Redefining Dealerships

Redefining Dealerships

Because car shopping is rarely fun, everyone wants to find the best dealership when shopping for a new or used vehicle.  Nowadays, a growing number of companies are trying to make the vehicle purchasing experience ‘better’ by consolidating all brands into a one-stop-shop–like Carmax–or by simply eliminating the dealership model altogether through online shopping–like Carvana.  While these sound like great solutions to a very real problem, models like these can actually prey upon the modern consumer.
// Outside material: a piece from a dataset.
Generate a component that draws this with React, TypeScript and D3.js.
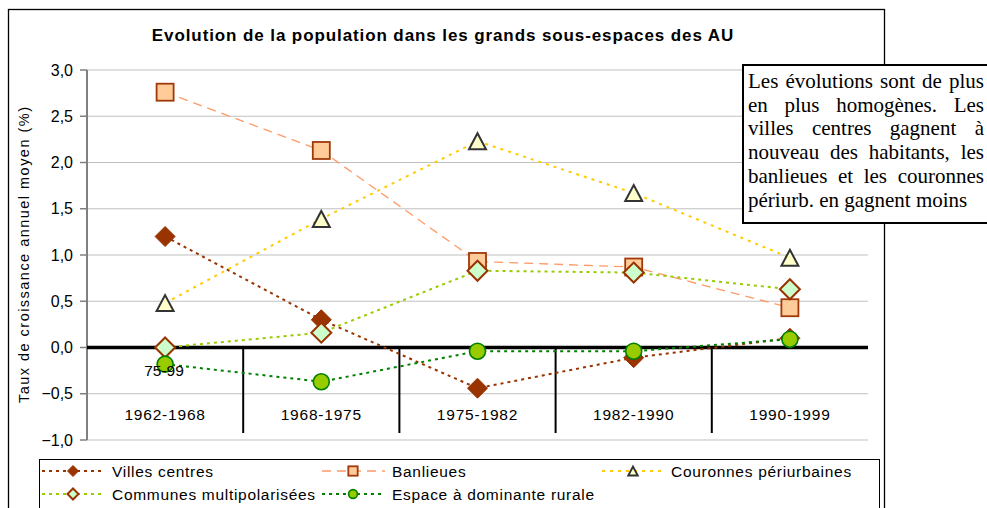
import React, { useMemo } from "react";
import * as d3 from "d3";

const categories = ["1962-1968", "1968-1975", "1975-1982", "1982-1990", "1990-1999"];
const villesCentres = [1.2, 0.3, -0.44, -0.11, 0.1];
const banlieues = [2.76, 2.13, 0.93, 0.87, 0.43];
const couronnes = [0.48, 1.39, 2.23, 1.67, 0.97];
const communesMulti = [0.0, 0.16, 0.83, 0.81, 0.63];
const espaceRural = [-0.18, -0.37, -0.04, -0.04, 0.09];
const yTicks = [-1, -0.5, 0, 0.5, 1, 1.5, 2, 2.5, 3];
const titleText = "Evolution de la population dans les grands sous-espaces des AU";
const yLabel = "Taux de croissance annuel moyen (%)";
const noteLines = [
  "Les évolutions sont de plus",
  "en plus homogènes. Les",
  "villes centres gagnent à",
  "nouveau des habitants, les",
  "banlieues et les couronnes",
  "périurb. en gagnent moins",
];

type Marker = "diamond" | "square" | "triangle" | "diamondOpen" | "circle";
interface Series {
  name: string;
  values: number[];
  color: string;
  width: number;
  dash: string;
  marker: Marker;
}
const series: Series[] = [
  { name: "Villes centres", values: villesCentres, color: "#993300", width: 2, dash: "3,4", marker: "diamond" },
  { name: "Banlieues", values: banlieues, color: "#FF9966", width: 1.3, dash: "9,6", marker: "square" },
  { name: "Couronnes périurbaines", values: couronnes, color: "#FFCC00", width: 2, dash: "3,5", marker: "triangle" },
  { name: "Communes multipolarisées", values: communesMulti, color: "#99CC00", width: 2, dash: "3,4", marker: "diamondOpen" },
  { name: "Espace à dominante rurale", values: espaceRural, color: "#008000", width: 2, dash: "3,4", marker: "circle" },
];

function MarkerShape({ type, x, y, s }: { type: Marker; x: number; y: number; s: number }) {
  if (type === "diamond") {
    const h = 10 * s;
    return <path d={`M${x},${y - h}L${x + h},${y}L${x},${y + h}L${x - h},${y}Z`} fill="#993300" stroke="#993300" strokeWidth={1} />;
  }
  if (type === "diamondOpen") {
    const h = 10 * s;
    return <path d={`M${x},${y - h}L${x + h},${y}L${x},${y + h}L${x - h},${y}Z`} fill="#CCFFCC" stroke="#993300" strokeWidth={2} />;
  }
  if (type === "square") {
    const h = 8.5 * s;
    return <rect x={x - h} y={y - h} width={2 * h} height={2 * h} fill="#FFCC99" stroke="#A0380A" strokeWidth={1.8} />;
  }
  if (type === "triangle") {
    const w = 8.5 * s;
    const hh = 8 * s;
    return <path d={`M${x},${y - hh}L${x + w},${y + hh}L${x - w},${y + hh}Z`} fill="#FFFFCC" stroke="#333333" strokeWidth={2} />;
  }
  return <circle cx={x} cy={y} r={8 * s} fill="#99CC00" stroke="#008000" strokeWidth={1.6} />;
}

export default function App() {
  const left = 87;
  const right = 868;
  const top = 70;
  const bottom = 440;
  const x = d3.scaleBand<string>().domain(categories).range([left, right]);
  const y = d3.scaleLinear().domain([-1, 3]).range([bottom, top]);
  const cx = (c: string) => (x(c) as number) + x.bandwidth() / 2;
  const line = d3
    .line<number>()
    .x((_, i) => cx(categories[i]))
    .y((v) => y(v));

  const noteFont = "21px 'Liberation Serif'";
  const noteLeft = 748;
  const noteRight = 984;
  const noteWords = useMemo(() => {
    const canvas = document.createElement("canvas");
    const ctx = canvas.getContext("2d")!;
    ctx.font = noteFont;
    return noteLines.map((ln, li) => {
      const words = ln.split(" ");
      const widths = words.map((w) => ctx.measureText(w).width);
      const total = widths.reduce((a, b) => a + b, 0);
      const last = li === noteLines.length - 1;
      const gap = last ? ctx.measureText(" ").width : (noteRight - noteLeft - total) / (words.length - 1);
      let pos = noteLeft;
      return words.map((w, i) => {
        const r = { w, x: pos };
        pos += widths[i] + gap;
        return r;
      });
    });
  }, []);

  const legendItems = [
    { s: series[0], lx: 42, tx: 112, row: 0 },
    { s: series[1], lx: 322, tx: 392, row: 0 },
    { s: series[2], lx: 602, tx: 671, row: 0 },
    { s: series[3], lx: 42, tx: 112, row: 1 },
    { s: series[4], lx: 322, tx: 392, row: 1 },
  ];
  const rowY = [471, 494];

  return (
    <svg width={987} height={508} style={{ position: "absolute", left: 0, top: 0 }} fontFamily="'Liberation Sans', Arial, sans-serif">
      <rect x={0} y={0} width={987} height={508} fill="#fff" />
      <rect x={8.5} y={9.5} width={876} height={520} fill="#fff" stroke="#000" strokeWidth={1.3} />
      <text x={443} y={41} textAnchor="middle" fontWeight="bold" fontSize={17} letterSpacing={0.9}>
        {titleText}
      </text>
      {yTicks.map((t) => (
        <g key={t}>
          <line x1={left} x2={right} y1={y(t)} y2={y(t)} stroke="#C0C0C0" strokeWidth={1.2} />
          <line x1={80} x2={left} y1={y(t)} y2={y(t)} stroke="#808080" strokeWidth={1.5} />
          <text x={73} y={y(t) + 5.5} textAnchor="end" fontSize={16}>
            {d3.format(".1f")(t).replace(".", ",")}
          </text>
        </g>
      ))}
      <line x1={left} x2={left} y1={top} y2={bottom} stroke="#808080" strokeWidth={2} />
      {categories.slice(1).map((c) => (
        <line key={c} x1={x(c)} x2={x(c)} y1={y(0)} y2={433} stroke="#000" strokeWidth={2} />
      ))}
      <line x1={left} x2={right} y1={y(0)} y2={y(0)} stroke="#000" strokeWidth={3.5} />
      {categories.map((c) => (
        <text key={c} x={cx(c)} y={420} textAnchor="middle" fontSize={15.5} letterSpacing={0.8}>
          {c}
        </text>
      ))}
      <text x={25} y={255} transform="rotate(-90 25 255)" textAnchor="middle" dominantBaseline="middle" fontSize={14.5} textLength={296} lengthAdjust="spacing">
        {yLabel}
      </text>
      {series.map((s) => (
        <path key={s.name} d={line(s.values) || ""} fill="none" stroke={s.color} strokeWidth={s.width} strokeDasharray={s.dash} />
      ))}
      {series.map((s) =>
        s.values.map((v, i) => <MarkerShape key={s.name + i} type={s.marker} x={cx(categories[i])} y={y(v)} s={1} />)
      )}
      <text x={164} y={376} textAnchor="middle" fontSize={15.5}>
        75-99
      </text>
      <rect x={743} y={65} width={260} height={158} fill="#fff" stroke="#000" strokeWidth={2} />
      {noteWords.map((ws, li) => (
        <text key={li} y={88 + li * 23.7} fontFamily="'Liberation Serif', 'Times New Roman', serif" fontSize={21}>
          {ws.map((w, i) => (
            <tspan key={i} x={w.x}>
              {w.w}
            </tspan>
          ))}
        </text>
      ))}
      <rect x={39.5} y={459.5} width={840} height={60} fill="#fff" stroke="#000" strokeWidth={1} />
      {legendItems.map((it) => (
        <g key={it.s.name}>
          <line x1={it.lx} x2={it.lx + 63} y1={rowY[it.row]} y2={rowY[it.row]} stroke={it.s.color} strokeWidth={it.s.width} strokeDasharray={it.s.dash} />
          <MarkerShape type={it.s.marker} x={it.lx + 31} y={rowY[it.row]} s={0.55} />
          <text x={it.tx} y={rowY[it.row] + 5.5} fontSize={15.5} letterSpacing={0.7}>
            {it.s.name}
          </text>
        </g>
      ))}
    </svg>
  );
}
How Much Is Your Time Worth?

I shop online constantly.  $6 for an iPhone cord, check; $23 for a shower curtain with Jeff Goldblum hugging a sloth, done!  $230 for a nice TV, all day! But while online shopping for a new car may work great, purchasing a used vehicle is infinitely more complex.  And in that complexity is both where dealerships have earned such a negative image, and why companies are now exploiting that image to ‘disrupt’ the current business model, which should be a good thing.

The One-Stop Shop

There are roughly eleventy-zillion variables when it comes to purchasing a used vehicle, and most of us don’t have the time to drive all over town to test all the ones we are interested in.  This is where one-stop-shops can take advantage people’s desire for convenience. While a single car lot with one or two of every car seems like a great idea, in application this model has one unavoidable flaw: adequate servicing means.

Modern cars are complex.  And the ability to service them requires specific (and expensive) software subscriptions, certified technicians, and experience with each vehicle.  By focusing on only a limited number of specific cars, a certified technician can not only properly service the vehicle, but can also predict potential issues, and make repairs in the most efficient manner.  And in an industry where the merchandise loses value daily, time literally is money, and technicians can often be pressured to make the car presentable and move on to the next.  Why pay for an experienced BMW master technician when you only sell two three BMWs a month?

The Online Experience

I’ve only been in this industry for six years now, which I think gives me an advantage.  I can still see things from a consumer’s perspective, and I haven’t adopted the “buyers-are-liars” mentality–yes, that’s a real term in this industry– but I am aware of how dealers can cut corners and take advantage of consumers.  Knowing this does make shopping online sound appealing.

For many, buying a car is the second largest purchase they will ever make.  But for the same reasons you look at multiple homes before signing paperwork, why would you look at a car differently?  Big tech companies know how little time you have and how terrible the buying experience often is, and so the new trend of online car shopping uses convenience as their appeal.  But they too still suffer from the same issues as any other dealership, only now there is even less accountability if there are any problems.  A good dealership should both work hard to properly service their inventory and, if a mistake is made, work to rectify it.

The Solution?

This may be a bold title, but rather than ‘breaking the wheel,’ I think the answer lies in transparency.  In nearly every other industry, the push towards small and accountable, locally owned and community driven businesses are what people want.  And with services like Google Reviews and Yelp consumers can learn who they might be dealing with, the traditional dealership model is actually the way to go… sort of.

Independent dealers have the ability to be the best or worst place to purchase a preowned vehicle.  At their best an independent dealer can focus on the cars they know and can prep and service those cars much more efficiently, passing the savings on to the consumer; they can employ passionate, knowledgeable staff, rather than fly-by-night salespeople; and they can hold themselves–and be held–accountable for a mistake which might slip through the cracks.

And (shameless self-promotion alert), like us, a dealer can design their store around a consumer’s needs and spend their efforts on making the dealership a place you actually want to visit, rather than just tolerate.  I think this is what gets to the crux of things.  There’s no danger in being transparent with your customers.  Heck, customers want that, and are more likely to refer their friends and family, write positive reviews, and even buy more cars from you.  This is how we’ve designed our business model, and a quick browsing of our online reviews will show that we might be on to something.